* OBJECTIVE *
Please, without the pictures, retype exactly the lines from the start of the material through the line that holds "1400, 1600, 1800];".
— begin GIVEN INFORMATION —
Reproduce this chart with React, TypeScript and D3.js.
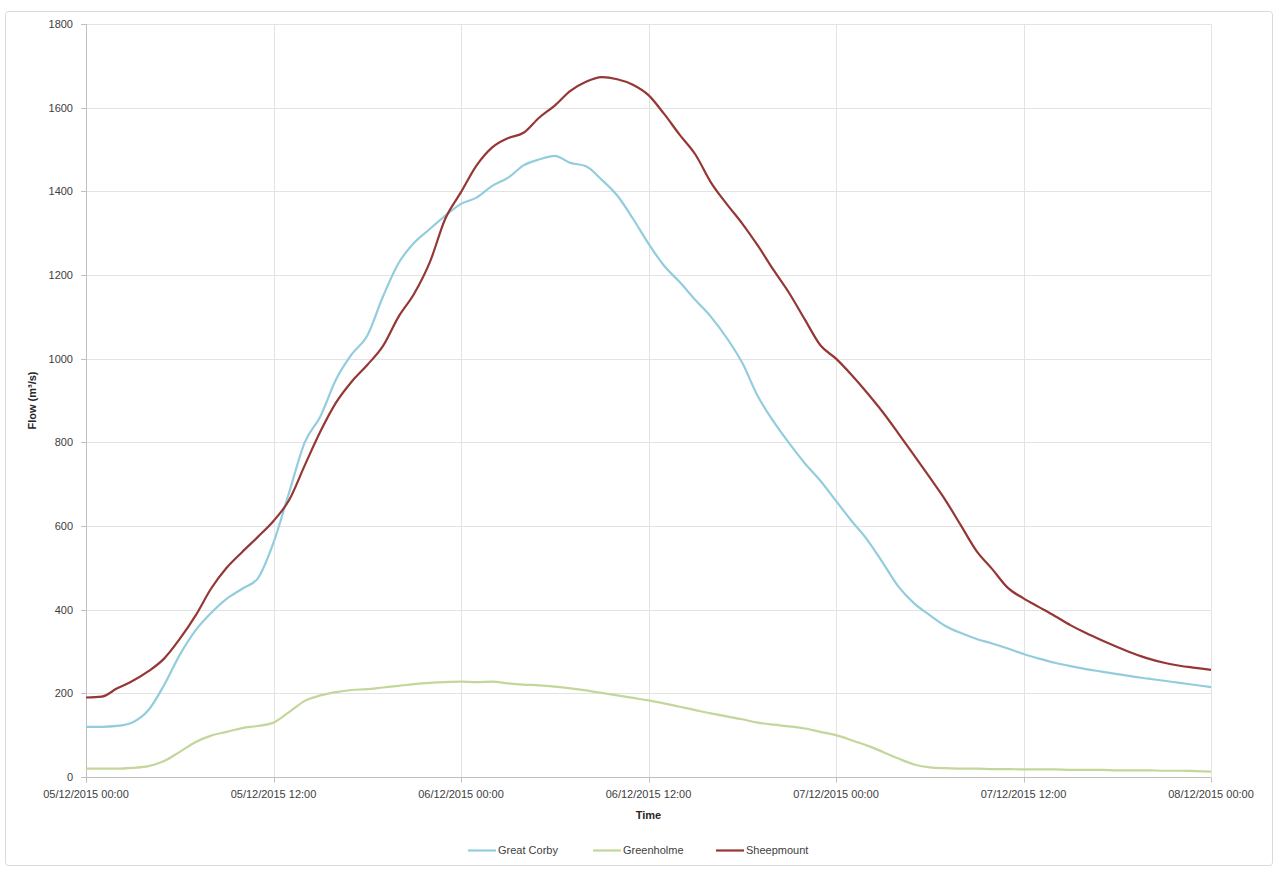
import React, { useEffect, useRef } from 'react';
import * as d3 from 'd3';

// hourly readings from 05/12/2015 00:00 to 08/12/2015 00:00
const startTime = Date.UTC(2015, 11, 5, 0, 0);
const hours = d3.range(0, 73);

const greatCorby = [
  120, 120, 122, 131, 160, 220, 292, 350, 392, 426, 450, 475, 560, 680, 800, 862, 950, 1010, 1055,
  1148, 1228, 1277, 1310, 1342, 1370, 1385, 1413, 1432, 1462, 1476, 1485, 1468, 1460, 1428, 1390,
  1335, 1275, 1222, 1183, 1140, 1100, 1050, 990, 910, 850, 798, 750, 708, 660, 612, 567, 512, 455,
  415, 387, 361, 344, 330, 319, 307, 294, 283, 273, 265, 258, 252, 246, 240, 235, 230, 225, 220, 215
];

const greenholme = [
  20, 20, 20, 22, 26, 38, 60, 83, 99, 108, 117, 122, 130, 155, 182, 195, 203, 208, 210, 214, 218,
  222, 225, 227, 228, 227, 228, 224, 221, 219, 216, 212, 207, 201, 195, 189, 183, 176, 168, 160, 152,
  145, 138, 130, 125, 121, 116, 108, 100, 88, 75, 60, 44, 30, 23, 21, 20, 20, 19, 19, 18, 18, 18, 17,
  17, 17, 16, 16, 16, 15, 15, 14, 13
];

const sheepmount = [
  190, 192, 212, 230, 253, 283, 330, 385, 450, 500, 538, 574, 612, 662, 745, 826, 895, 945, 985,
  1030, 1100, 1155, 1230, 1335, 1398, 1462, 1505, 1527, 1540, 1576, 1605, 1640, 1662, 1673, 1668,
  1655, 1630, 1585, 1535, 1488, 1421, 1370, 1323, 1270, 1212, 1157, 1094, 1032, 1000, 961, 918, 872,
  821, 769, 716, 662, 601, 540, 497, 452, 427, 406, 385, 363, 344, 327, 311, 296, 283, 273, 266, 261, 256
];

const seriesNames = ['Great Corby', 'Greenholme', 'Sheepmount'];
const seriesColors = ['#93cddd', '#c3d69b', '#953735'];
const yTicks = [0, 200, 400, 600, 800, 1000, 1200, 1400, 1600, 1800];

export default function App() {
  const svgRef = useRef<SVGSVGElement | null>(null);

  useEffect(() => {
    const width = 1279;
    const height = 869;
    const margin = { left: 86, right: 68, top: 24, bottom: 92 };

    const svg = d3.select(svgRef.current).attr('width', width).attr('height', height);
    svg.selectAll('*').remove();

    const font = '"Liberation Sans", Arial, sans-serif';

    // chart border
    svg.append('rect')
      .attr('x', 5.5).attr('y', 11.5)
      .attr('width', 1267).attr('height', 854)
      .attr('rx', 3)
      .attr('fill', '#fff')
      .attr('stroke', '#d9d9d9');

    const times = hours.map(h => new Date(startTime + h * 3600 * 1000));

    const x = d3.scaleUtc()
      .domain([times[0], times[times.length - 1]])
      .range([margin.left, width - margin.right]);
    const y = d3.scaleLinear().domain([0, 1800]).range([height - margin.bottom, margin.top]);

    const xTicks = x.ticks(d3.utcHour.every(12) as d3.TimeInterval);
    const fmt = d3.utcFormat('%d/%m/%Y %H:%M');

    // grid
    svg.append('g').selectAll('line.h')
      .data(yTicks.filter(t => t > 0))
      .enter().append('line')
      .attr('x1', margin.left).attr('x2', width - margin.right)
      .attr('y1', d => Math.round(y(d)) + 0.5).attr('y2', d => Math.round(y(d)) + 0.5)
      .attr('stroke', '#e3e3e3');

    svg.append('g').selectAll('line.v')
      .data(xTicks.slice(1))
      .enter().append('line')
      .attr('x1', d => Math.round(x(d)) + 0.5).attr('x2', d => Math.round(x(d)) + 0.5)
      .attr('y1', margin.top).attr('y2', height - margin.bottom)
      .attr('stroke', '#e3e3e3');

    // axes
    const x0 = Math.round(y(0)) + 0.5;
    svg.append('line')
      .attr('x1', margin.left).attr('x2', width - margin.right)
      .attr('y1', x0).attr('y2', x0)
      .attr('stroke', '#bfbfbf');
    svg.append('line')
      .attr('x1', margin.left + 0.5).attr('x2', margin.left + 0.5)
      .attr('y1', margin.top).attr('y2', height - margin.bottom)
      .attr('stroke', '#bfbfbf');

    svg.append('g').selectAll('line')
      .data(yTicks)
      .enter().append('line')
      .attr('x1', margin.left - 5).attr('x2', margin.left)
      .attr('y1', d => Math.round(y(d)) + 0.5).attr('y2', d => Math.round(y(d)) + 0.5)
      .attr('stroke', '#bfbfbf');

    svg.append('g').selectAll('line')
      .data(xTicks)
      .enter().append('line')
      .attr('x1', d => Math.round(x(d)) + 0.5).attr('x2', d => Math.round(x(d)) + 0.5)
      .attr('y1', x0).attr('y2', x0 + 5)
      .attr('stroke', '#bfbfbf');

    svg.append('g').selectAll('text')
      .data(yTicks)
      .enter().append('text')
      .attr('x', margin.left - 13)
      .attr('y', d => y(d))
      .attr('dy', '0.35em')
      .attr('text-anchor', 'end')
      .style('font-family', font)
      .style('font-size', '11px')
      .attr('fill', '#404040')
      .text(d => d);

    svg.append('g').selectAll('text')
      .data(xTicks)
      .enter().append('text')
      .attr('x', d => x(d))
      .attr('y', height - margin.bottom + 21)
      .attr('text-anchor', 'middle')
      .style('font-family', font)
      .style('font-size', '11px')
      .attr('fill', '#404040')
      .text(d => fmt(d));

    // axis titles
    svg.append('text')
      .attr('x', (margin.left + width - margin.right) / 2)
      .attr('y', 819)
      .attr('text-anchor', 'middle')
      .style('font-family', font)
      .style('font-size', '11px')
      .style('font-weight', 'bold')
      .attr('fill', '#262626')
      .text('Time');

    svg.append('text')
      .attr('transform', `translate(36,${(margin.top + height - margin.bottom) / 2}) rotate(-90)`)
      .attr('text-anchor', 'middle')
      .style('font-family', font)
      .style('font-size', '11px')
      .style('font-weight', 'bold')
      .attr('fill', '#262626')
      .text('Flow (m³/s)');

    // lines
    const allSeries = [greatCorby, greenholme, sheepmount];
    const line = d3.line<number>()
      .x((_, i) => x(times[i]))
      .y(d => y(d))
      .curve(d3.curveMonotoneX);

    allSeries.forEach((vals, i) => {
      svg.append('path')
        .datum(vals)
        .attr('d', line)
        .attr('fill', 'none')
        .attr('stroke', seriesColors[i])
        .attr('stroke-width', 2.2)
        .attr('stroke-linejoin', 'round');
    });

    // legend
    const legendX = [468, 593, 716];
    const legend = svg.append('g');
    seriesNames.forEach((name, i) => {
      legend.append('line')
        .attr('x1', legendX[i]).attr('x2', legendX[i] + 28)
        .attr('y1', 850.5).attr('y2', 850.5)
        .attr('stroke', seriesColors[i])
        .attr('stroke-width', 2.2);
      legend.append('text')
        .attr('x', legendX[i] + 30)
        .attr('y', 850)
        .attr('dy', '0.35em')
        .style('font-family', font)
        .style('font-size', '11px')
        .attr('fill', '#404040')
        .text(name);
    });
  }, []);

  return (
    <svg ref={svgRef} style={{ position: 'absolute', left: 0, top: 0 }} />
  );
}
— end GIVEN INFORMATION —
* COMPLETE RESPONSE *
Reproduce this chart with React, TypeScript and D3.js.
import React, { useEffect, useRef } from 'react';
import * as d3 from 'd3';

// hourly readings from 05/12/2015 00:00 to 08/12/2015 00:00
const startTime = Date.UTC(2015, 11, 5, 0, 0);
const hours = d3.range(0, 73);

const greatCorby = [
  120, 120, 122, 131, 160, 220, 292, 350, 392, 426, 450, 475, 560, 680, 800, 862, 950, 1010, 1055,
  1148, 1228, 1277, 1310, 1342, 1370, 1385, 1413, 1432, 1462, 1476, 1485, 1468, 1460, 1428, 1390,
  1335, 1275, 1222, 1183, 1140, 1100, 1050, 990, 910, 850, 798, 750, 708, 660, 612, 567, 512, 455,
  415, 387, 361, 344, 330, 319, 307, 294, 283, 273, 265, 258, 252, 246, 240, 235, 230, 225, 220, 215
];

const greenholme = [
  20, 20, 20, 22, 26, 38, 60, 83, 99, 108, 117, 122, 130, 155, 182, 195, 203, 208, 210, 214, 218,
  222, 225, 227, 228, 227, 228, 224, 221, 219, 216, 212, 207, 201, 195, 189, 183, 176, 168, 160, 152,
  145, 138, 130, 125, 121, 116, 108, 100, 88, 75, 60, 44, 30, 23, 21, 20, 20, 19, 19, 18, 18, 18, 17,
  17, 17, 16, 16, 16, 15, 15, 14, 13
];

const sheepmount = [
  190, 192, 212, 230, 253, 283, 330, 385, 450, 500, 538, 574, 612, 662, 745, 826, 895, 945, 985,
  1030, 1100, 1155, 1230, 1335, 1398, 1462, 1505, 1527, 1540, 1576, 1605, 1640, 1662, 1673, 1668,
  1655, 1630, 1585, 1535, 1488, 1421, 1370, 1323, 1270, 1212, 1157, 1094, 1032, 1000, 961, 918, 872,
  821, 769, 716, 662, 601, 540, 497, 452, 427, 406, 385, 363, 344, 327, 311, 296, 283, 273, 266, 261, 256
];

const seriesNames = ['Great Corby', 'Greenholme', 'Sheepmount'];
const seriesColors = ['#93cddd', '#c3d69b', '#953735'];
const yTicks = [0, 200, 400, 600, 800, 1000, 1200, 1400, 1600, 1800];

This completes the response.